§ **Aim**:
Reproduce all the lines exactly as they stand, apart from the pictures.

Start Recorded information

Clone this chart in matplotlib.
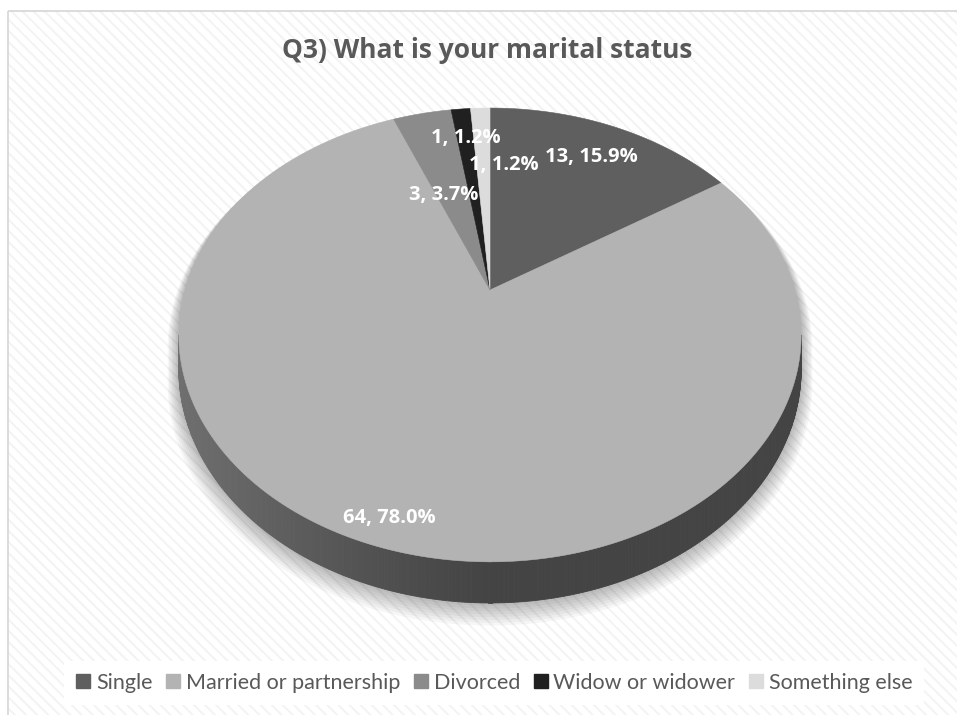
import numpy as np
import matplotlib
matplotlib.use('Agg')
from matplotlib import pyplot as plt
from matplotlib import patches as mpatch
from matplotlib.lines import Line2D

categories = ['Single', 'Married or partnership', 'Divorced',
              'Widow or widower', 'Something else']
counts = [13, 64, 3, 1, 1]
colors = ['#5f5f5f', '#b3b3b3', '#8b8b8b', '#202020', '#dcdcdc']
title = 'Q3) What is your marital status'

# label placement inside the pie (radius fraction, angle nudge in degrees)
label_r = [0.79, 0.91, 0.505, 0.815, 0.65]
label_nudge = [0, 0, -3.7, 0, 6.8]

# pie geometry in pixels (perspective ellipse)
CX, CY = 490, 290
RX, RY = 305, 218
K = 0.198
T0 = 33

plt.rcParams['hatch.linewidth'] = 1.4
plt.rcParams['font.family'] = ['Open Sans', 'DejaVu Sans']


def proj(theta, r=1.0):
    t = np.radians(theta)
    u = r * np.sin(t)
    v = r * np.cos(t)
    w = 1 + K * v
    return CX + RX * u / w, CY - RY * v / w


def thick(theta):
    return T0 / (1 + K * np.cos(np.radians(theta)))


fig = plt.figure(figsize=(9.57, 7.15), dpi=100)
ax = fig.add_axes([0, 0, 1, 1])
ax.set_xlim(0, 957)
ax.set_ylim(715, 0)
ax.axis('off')

# background with diagonal stripes and light frame
ax.add_patch(mpatch.Rectangle((8, 11), 960, 720, facecolor='white',
                              edgecolor='#f3f3f3', hatch='\\\\\\', lw=0, zorder=0))
ax.add_patch(mpatch.Rectangle((8, 11), 960, 720, fill=False,
                              edgecolor='#d6d6d6', lw=1.2, zorder=0.5))

total = sum(counts)
angles = np.cumsum([0] + [c / total * 360 for c in counts])
th_r = np.degrees(np.arccos(-K))
th_l = 360 - th_r

# soft shadow
back = np.linspace(th_l, th_r + 360, 200)
front = np.linspace(th_r, th_l, 200)
bx, by = proj(back)
fx, fy = proj(front)
fy = fy + thick(front)
sx = np.concatenate([bx, fx])
sy = np.concatenate([by, fy])
for i in range(8, 0, -1):
    s = 1 + 0.0045 * i
    ax.add_patch(mpatch.Polygon(np.column_stack([CX + (sx - CX) * s,
                                                 CY + 20 + (sy - CY - 20) * s + 1.5 * i]),
                                closed=True, facecolor='black', edgecolor='none',
                                alpha=0.035, zorder=1))

# sides of the slices on the visible front
for i in range(len(counts)):
    a0, a1 = angles[i], angles[i + 1]
    lo, hi = max(a0, th_r), min(a1, th_l)
    if hi <= lo:
        continue
    base = int(colors[i][1:3], 16)
    ts = np.linspace(lo, hi, int((hi - lo) * 2) + 2)
    for ta, tb in zip(ts[:-1], ts[1:]):
        x0, y0 = proj(ta)
        x1, y1 = proj(tb)
        xm = (x0 + x1) / 2
        f = max(0.0, (CX - xm) / 310) ** 1.2
        g = (0.38 + 0.24 * f) * base / 255
        quad = [(x0, y0), (x1, y1), (x1, y1 + thick(tb)), (x0, y0 + thick(ta))]
        ax.add_patch(mpatch.Polygon(quad, closed=True, facecolor=(g, g, g),
                                    edgecolor=(g, g, g), lw=0.6, zorder=2))

# top faces
for i in range(len(counts)):
    a0, a1 = angles[i], angles[i + 1]
    ts = np.linspace(a0, a1, max(int(a1 - a0) * 2, 4))
    px, py = proj(ts)
    pts = np.column_stack([np.concatenate([[CX], px]), np.concatenate([[CY], py])])
    ax.add_patch(mpatch.Polygon(pts, closed=True, facecolor=colors[i],
                                edgecolor=colors[i], lw=0.4, zorder=3))

# data labels
for i, c in enumerate(counts):
    mid = (angles[i] + angles[i + 1]) / 2 + label_nudge[i]
    lx, ly = proj(mid, label_r[i])
    ax.text(lx, ly, f'{c}, {c / total * 100:.1f}%', ha='center', va='center',
            fontsize=14.5, fontweight='bold', color='white', zorder=5)

ax.text(487, 50, title, ha='center', va='center', fontsize=19,
        fontweight='bold', color='#595959', zorder=5)

handles = [Line2D([], [], marker='s', linestyle='none', markersize=10,
                  markerfacecolor=col, markeredgecolor=col) for col in colors]
leg = fig.legend(handles, categories, loc='center', ncol=5,
                 bbox_to_anchor=(494 / 957, 1 - 683 / 715),
                 prop={'family': 'Lato', 'size': 15.5},
                 frameon=True, facecolor='white', edgecolor='none', framealpha=1,
                 fancybox=False, handlelength=0.7, handletextpad=0.25,
                 columnspacing=0.6, borderpad=0.55, labelcolor='#595959')

fig.savefig('out.png', dpi=100)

End Recorded information

§ **Problem solution**:
Clone this chart in matplotlib.
import numpy as np
import matplotlib
matplotlib.use('Agg')
from matplotlib import pyplot as plt
from matplotlib import patches as mpatch
from matplotlib.lines import Line2D

categories = ['Single', 'Married or partnership', 'Divorced',
              'Widow or widower', 'Something else']
counts = [13, 64, 3, 1, 1]
colors = ['#5f5f5f', '#b3b3b3', '#8b8b8b', '#202020', '#dcdcdc']
title = 'Q3) What is your marital status'

# label placement inside the pie (radius fraction, angle nudge in degrees)
label_r = [0.79, 0.91, 0.505, 0.815, 0.65]
label_nudge = [0, 0, -3.7, 0, 6.8]

# pie geometry in pixels (perspective ellipse)
CX, CY = 490, 290
RX, RY = 305, 218
K = 0.198
T0 = 33

plt.rcParams['hatch.linewidth'] = 1.4
plt.rcParams['font.family'] = ['Open Sans', 'DejaVu Sans']


def proj(theta, r=1.0):
    t = np.radians(theta)
    u = r * np.sin(t)
    v = r * np.cos(t)
    w = 1 + K * v
    return CX + RX * u / w, CY - RY * v / w


def thick(theta):
    return T0 / (1 + K * np.cos(np.radians(theta)))


fig = plt.figure(figsize=(9.57, 7.15), dpi=100)
ax = fig.add_axes([0, 0, 1, 1])
ax.set_xlim(0, 957)
ax.set_ylim(715, 0)
ax.axis('off')

# background with diagonal stripes and light frame
ax.add_patch(mpatch.Rectangle((8, 11), 960, 720, facecolor='white',
                              edgecolor='#f3f3f3', hatch='\\\\\\', lw=0, zorder=0))
ax.add_patch(mpatch.Rectangle((8, 11), 960, 720, fill=False,
                              edgecolor='#d6d6d6', lw=1.2, zorder=0.5))

total = sum(counts)
angles = np.cumsum([0] + [c / total * 360 for c in counts])
th_r = np.degrees(np.arccos(-K))
th_l = 360 - th_r

# soft shadow
back = np.linspace(th_l, th_r + 360, 200)
front = np.linspace(th_r, th_l, 200)
bx, by = proj(back)
fx, fy = proj(front)
fy = fy + thick(front)
sx = np.concatenate([bx, fx])
sy = np.concatenate([by, fy])
for i in range(8, 0, -1):
    s = 1 + 0.0045 * i
    ax.add_patch(mpatch.Polygon(np.column_stack([CX + (sx - CX) * s,
                                                 CY + 20 + (sy - CY - 20) * s + 1.5 * i]),
                                closed=True, facecolor='black', edgecolor='none',
                                alpha=0.035, zorder=1))

# sides of the slices on the visible front
for i in range(len(counts)):
    a0, a1 = angles[i], angles[i + 1]
    lo, hi = max(a0, th_r), min(a1, th_l)
    if hi <= lo:
        continue
    base = int(colors[i][1:3], 16)
    ts = np.linspace(lo, hi, int((hi - lo) * 2) + 2)
    for ta, tb in zip(ts[:-1], ts[1:]):
        x0, y0 = proj(ta)
        x1, y1 = proj(tb)
        xm = (x0 + x1) / 2
        f = max(0.0, (CX - xm) / 310) ** 1.2
        g = (0.38 + 0.24 * f) * base / 255
        quad = [(x0, y0), (x1, y1), (x1, y1 + thick(tb)), (x0, y0 + thick(ta))]
        ax.add_patch(mpatch.Polygon(quad, closed=True, facecolor=(g, g, g),
                                    edgecolor=(g, g, g), lw=0.6, zorder=2))

# top faces
for i in range(len(counts)):
    a0, a1 = angles[i], angles[i + 1]
    ts = np.linspace(a0, a1, max(int(a1 - a0) * 2, 4))
    px, py = proj(ts)
    pts = np.column_stack([np.concatenate([[CX], px]), np.concatenate([[CY], py])])
    ax.add_patch(mpatch.Polygon(pts, closed=True, facecolor=colors[i],
                                edgecolor=colors[i], lw=0.4, zorder=3))

# data labels
for i, c in enumerate(counts):
    mid = (angles[i] + angles[i + 1]) / 2 + label_nudge[i]
    lx, ly = proj(mid, label_r[i])
    ax.text(lx, ly, f'{c}, {c / total * 100:.1f}%', ha='center', va='center',
            fontsize=14.5, fontweight='bold', color='white', zorder=5)

ax.text(487, 50, title, ha='center', va='center', fontsize=19,
        fontweight='bold', color='#595959', zorder=5)

handles = [Line2D([], [], marker='s', linestyle='none', markersize=10,
                  markerfacecolor=col, markeredgecolor=col) for col in colors]
leg = fig.legend(handles, categories, loc='center', ncol=5,
                 bbox_to_anchor=(494 / 957, 1 - 683 / 715),
                 prop={'family': 'Lato', 'size': 15.5},
                 frameon=True, facecolor='white', edgecolor='none', framealpha=1,
                 fancybox=False, handlelength=0.7, handletextpad=0.25,
                 columnspacing=0.6, borderpad=0.55, labelcolor='#595959')

fig.savefig('out.png', dpi=100)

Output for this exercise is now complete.